Lagi-Lagi Kau Hanya Fatamorgana

Lama jemariku tidak menggerutu bergelut dengan huruf-huruf dalam bingkaian keyboard dan layar komputer! Rindu sekaligus geregetan untuk menggelutinya lagi, hha.
Jika aku harus menyusun untaian kata, akankah tentang rindu? dendam? ataukah tentang?
 Apakah rindu? Rindu adalah aku yang sedang merampok semua apotik karena kau, sejenis
obat yang telah kucandui, dan tiada lagi satupun yang menjualnya padaku.
Apakah hampa? Hampa adalah aku di perahu, memegang dayung, tapi kemarau telah menanduskan sungai ini, sungai yang akan menujukanku padamu.
Apakah dendam? Dendam adalah aku, mendung besar berhalilintar. Yang sebentar lagi akan kutujukan kepada mereka yang mempergunjingkan sebuah kisah.

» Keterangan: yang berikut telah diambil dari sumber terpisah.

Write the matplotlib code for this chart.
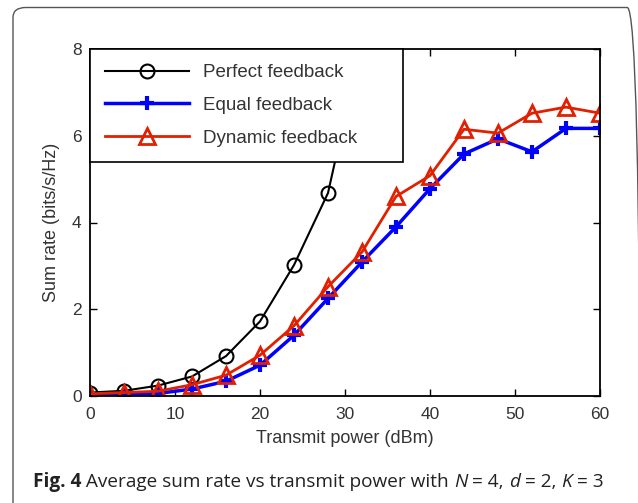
import matplotlib
matplotlib.use("Agg")
import matplotlib.pyplot as plt
from matplotlib.patches import FancyBboxPatch

# ---- data ----
power = [0, 4, 8, 12, 16, 20, 24, 28, 32, 36, 40, 44, 48, 52, 56, 60]
perfect_x = [0, 4, 8, 12, 16, 20, 24, 28, 32]
perfect = [0.08, 0.12, 0.24, 0.45, 0.92, 1.72, 3.02, 4.68, 8.2]
equal = [0.02, 0.03, 0.06, 0.16, 0.34, 0.71, 1.40, 2.25, 3.09, 3.90, 4.78, 5.58, 5.93, 5.63, 6.17, 6.17]
dynamic = [0.05, 0.08, 0.11, 0.26, 0.48, 0.94, 1.62, 2.52, 3.32, 4.60, 5.08, 6.15, 6.06, 6.52, 6.66, 6.52]
xticks = [0, 10, 20, 30, 40, 50, 60]
yticks = [0, 2, 4, 6, 8]
labels = ["Perfect feedback", "Equal feedback", "Dynamic feedback"]
caption = [("Fig. 4", 'bold', 'normal'),
           (" Average sum rate vs transmit power with ", 'normal', 'normal'),
           ("N", 'normal', 'italic'), (" = 4, ", 'normal', 'normal'),
           ("d", 'normal', 'italic'), (" = 2, ", 'normal', 'normal'),
           ("K", 'normal', 'italic'), (" = 3", 'normal', 'normal')]

plt.rcParams['font.family'] = ['Liberation Sans', 'DejaVu Sans']

fig = plt.figure(figsize=(6.38, 5.03), dpi=100)
ax = fig.add_axes([90/638, 1-396/503, 510/638, 347/503])

tc = '#333333'
ax.plot(perfect_x, perfect, color='black', lw=1.5, marker='o', ms=10,
        mfc='none', mec='black', mew=1.5, label=labels[0])
ax.plot(power, equal, color='#0000ff', lw=2.5, marker='+', ms=10,
        mew=3, mec='#0000ff', label=labels[1])
ax.plot(power, dynamic, color='#e02000', lw=2, marker='^', ms=11,
        mfc='none', mec='#e02000', mew=2, label=labels[2])

ax.set_xlim(0, 60)
ax.set_ylim(0, 8)
ax.set_xticks(xticks)
ax.set_yticks(yticks)
ax.tick_params(direction='in', length=5, width=1, top=True, right=True,
               labelsize=12.5, labelcolor=tc)
ax.tick_params(axis='x', pad=8)
ax.tick_params(axis='y', pad=6)
for s in ax.spines.values():
    s.set_linewidth(1.3)
ax.set_xlabel("Transmit power (dBm)", fontsize=13, color=tc, labelpad=6)
ax.set_ylabel("Sum rate (bits/s/Hz)", fontsize=13, color=tc, labelpad=9)

leg = ax.legend(loc='upper left', bbox_to_anchor=(0, 0, 313/510, 1),
                mode='expand', borderaxespad=0,
                fancybox=False, framealpha=1, edgecolor='black', fontsize=13.5,
                handlelength=4.5, handletextpad=0.75, labelspacing=0.84,
                borderpad=0.8)
leg.get_frame().set_linewidth(1.2)
for t in leg.get_texts():
    t.set_color(tc)

# outer frame
frame = FancyBboxPatch((13/638, -0.05), (640-13)/638, (503-7.5)/503 + 0.05,
                       boxstyle="round,pad=0,rounding_size=0.02",
                       transform=fig.transFigure, fill=False,
                       edgecolor='#555555', lw=1.0, clip_on=False)
fig.patches.append(frame)

# caption built from pieces
fig.canvas.draw()
renderer = fig.canvas.get_renderer()
xpix = 33.0
ypos = 1 - 482/503
for txt, weight, style in caption:
    t = fig.text(0, ypos, txt, fontsize=13.7, family='Open Sans', weight=weight,
                 style=style, color='#222222', va='center', ha='left')
    t.set_x(xpix / 638)
    w = t.get_window_extent(renderer).width
    xpix += w

fig.savefig("out.png", dpi=100)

Apakah dingin? Dingin adalah derajat baru yang ingin kutetapkan, mengukur suhu hatiku. Mungkin
satuannya akan kupakai merangkai suatu nama yang juga belum terpikirkan olehku.
Apakah rumput? Rumput adalah kau yang keluar subuh, kakimu telanjang. Inginku melacak jejakmu, namun telah disamarkan embun. Jejakmu yang pergi terburu.

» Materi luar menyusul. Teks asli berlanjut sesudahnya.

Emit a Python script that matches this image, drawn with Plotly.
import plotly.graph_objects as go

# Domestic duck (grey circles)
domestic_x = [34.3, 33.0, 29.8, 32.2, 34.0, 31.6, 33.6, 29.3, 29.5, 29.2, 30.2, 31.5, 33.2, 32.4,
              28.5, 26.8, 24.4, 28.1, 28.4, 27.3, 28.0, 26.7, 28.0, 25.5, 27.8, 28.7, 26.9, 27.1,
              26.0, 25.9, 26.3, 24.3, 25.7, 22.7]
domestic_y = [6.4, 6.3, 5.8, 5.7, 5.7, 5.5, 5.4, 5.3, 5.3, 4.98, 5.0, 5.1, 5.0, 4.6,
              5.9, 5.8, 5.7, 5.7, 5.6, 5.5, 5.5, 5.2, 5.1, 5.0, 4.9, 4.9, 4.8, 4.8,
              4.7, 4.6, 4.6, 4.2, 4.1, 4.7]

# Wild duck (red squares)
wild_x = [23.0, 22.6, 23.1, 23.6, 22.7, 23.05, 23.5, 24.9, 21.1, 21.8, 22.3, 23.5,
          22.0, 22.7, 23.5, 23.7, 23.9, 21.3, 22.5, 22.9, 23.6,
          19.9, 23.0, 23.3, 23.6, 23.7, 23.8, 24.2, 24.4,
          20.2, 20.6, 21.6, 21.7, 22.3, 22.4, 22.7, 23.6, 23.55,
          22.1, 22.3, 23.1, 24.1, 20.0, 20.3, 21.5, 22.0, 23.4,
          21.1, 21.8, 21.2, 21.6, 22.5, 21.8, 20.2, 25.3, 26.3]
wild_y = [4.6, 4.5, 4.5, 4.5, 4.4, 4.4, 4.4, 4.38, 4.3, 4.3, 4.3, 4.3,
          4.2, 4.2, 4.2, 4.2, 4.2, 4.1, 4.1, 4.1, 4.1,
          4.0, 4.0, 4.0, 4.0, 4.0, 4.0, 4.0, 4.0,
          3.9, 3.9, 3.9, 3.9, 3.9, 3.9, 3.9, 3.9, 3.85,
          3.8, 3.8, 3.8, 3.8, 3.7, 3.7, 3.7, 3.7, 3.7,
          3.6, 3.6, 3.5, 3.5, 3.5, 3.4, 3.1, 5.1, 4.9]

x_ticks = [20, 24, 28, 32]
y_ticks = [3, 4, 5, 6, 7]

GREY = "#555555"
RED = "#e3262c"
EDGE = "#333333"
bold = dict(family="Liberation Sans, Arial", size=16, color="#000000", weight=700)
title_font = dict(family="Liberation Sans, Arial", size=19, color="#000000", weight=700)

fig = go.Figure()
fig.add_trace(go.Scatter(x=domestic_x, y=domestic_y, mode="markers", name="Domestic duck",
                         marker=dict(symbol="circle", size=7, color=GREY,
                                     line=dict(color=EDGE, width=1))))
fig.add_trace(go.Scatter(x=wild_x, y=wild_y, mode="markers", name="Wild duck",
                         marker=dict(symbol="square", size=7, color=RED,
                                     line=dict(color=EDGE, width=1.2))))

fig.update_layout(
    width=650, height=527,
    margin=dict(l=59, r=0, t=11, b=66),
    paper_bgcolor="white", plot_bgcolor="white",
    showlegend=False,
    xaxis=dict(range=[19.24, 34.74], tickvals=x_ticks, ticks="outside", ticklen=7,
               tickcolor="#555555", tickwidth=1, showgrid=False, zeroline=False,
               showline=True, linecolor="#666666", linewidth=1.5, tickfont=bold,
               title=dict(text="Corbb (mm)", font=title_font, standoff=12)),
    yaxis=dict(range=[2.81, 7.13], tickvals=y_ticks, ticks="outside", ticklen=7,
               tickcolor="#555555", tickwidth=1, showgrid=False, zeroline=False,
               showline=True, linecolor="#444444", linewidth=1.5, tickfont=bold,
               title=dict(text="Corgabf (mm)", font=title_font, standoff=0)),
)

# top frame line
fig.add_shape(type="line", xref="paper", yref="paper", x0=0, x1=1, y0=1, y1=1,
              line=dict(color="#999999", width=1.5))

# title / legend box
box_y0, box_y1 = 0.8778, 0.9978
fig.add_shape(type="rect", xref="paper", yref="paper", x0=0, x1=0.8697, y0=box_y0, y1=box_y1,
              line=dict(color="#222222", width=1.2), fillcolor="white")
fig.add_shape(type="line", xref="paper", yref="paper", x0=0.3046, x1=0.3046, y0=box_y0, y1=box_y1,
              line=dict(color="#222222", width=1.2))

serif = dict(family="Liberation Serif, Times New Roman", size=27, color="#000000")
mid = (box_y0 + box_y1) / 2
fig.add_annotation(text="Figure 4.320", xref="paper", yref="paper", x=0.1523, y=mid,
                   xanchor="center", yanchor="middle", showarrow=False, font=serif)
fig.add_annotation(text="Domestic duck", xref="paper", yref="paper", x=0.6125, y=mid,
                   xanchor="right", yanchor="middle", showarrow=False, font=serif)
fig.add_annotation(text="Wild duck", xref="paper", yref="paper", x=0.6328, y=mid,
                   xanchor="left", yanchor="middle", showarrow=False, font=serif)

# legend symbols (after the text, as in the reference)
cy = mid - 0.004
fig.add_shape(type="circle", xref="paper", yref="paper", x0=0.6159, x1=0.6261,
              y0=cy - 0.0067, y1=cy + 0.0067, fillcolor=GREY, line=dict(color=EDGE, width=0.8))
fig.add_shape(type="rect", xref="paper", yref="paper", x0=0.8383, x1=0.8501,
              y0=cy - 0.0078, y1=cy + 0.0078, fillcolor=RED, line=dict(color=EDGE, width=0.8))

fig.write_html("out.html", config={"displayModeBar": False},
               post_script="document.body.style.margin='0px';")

Apakah tidur? Tidur adalah mimpi yang menarik tanganku, memberat di pelupuk mataku, dan ia membincangkan cerita tentang engkau.

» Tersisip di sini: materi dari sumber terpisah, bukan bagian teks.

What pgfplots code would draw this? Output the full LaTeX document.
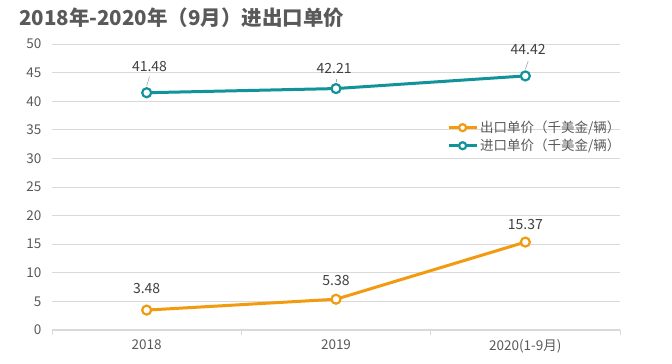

Apakah buku? Buku adalah aku menyelam ke dalam sejilid kertas yang rasanya manis, asam, asin, pahit. Rasa yang begitu ramai saat kau dan aku menyusun jilid demi jilid kala itu.
Apakah rumah? Rumah adalah tubuhku yang kian menutup pintu. Hatiku menunggu, jika
engkau tak mengetukku, takkan pernah kubuka pintu ini.
Apakah haus? Haus adalah mulut dan bibirku. Mulut disaat kau masukkan sedotan air basahi kerongkonganku, dan bibir disaat kucoba mengecup keningmu. Ahhh..., kusadari lagi kau hanyalah fatamorgana.
Apakah lapar? Lapar adalah aku yang melewatkan jam makan malam, memandang apa saja yang terhidang di meja, namun tak kulahap karena engkau tak ada di sana.
Apakah malam? Malam adalah ketika aku menatapnya dengan wajah pucat-pasi, sebab engkaulah matahari bagi siang kesadaranku, dan kini tak ada wajahmu yang mengisi malamku.
Apakah arus sungai? Arus sungai adalah engkau di muara itu, menunggu, aku tak bergegas, sebab aku takkan sampai, takkan bisa sampai, karena sungaimu yang telah kering. Inginku berjalan, namun lumpur hidup itu siap menenggelamkan kapan saja dia menginginkanku.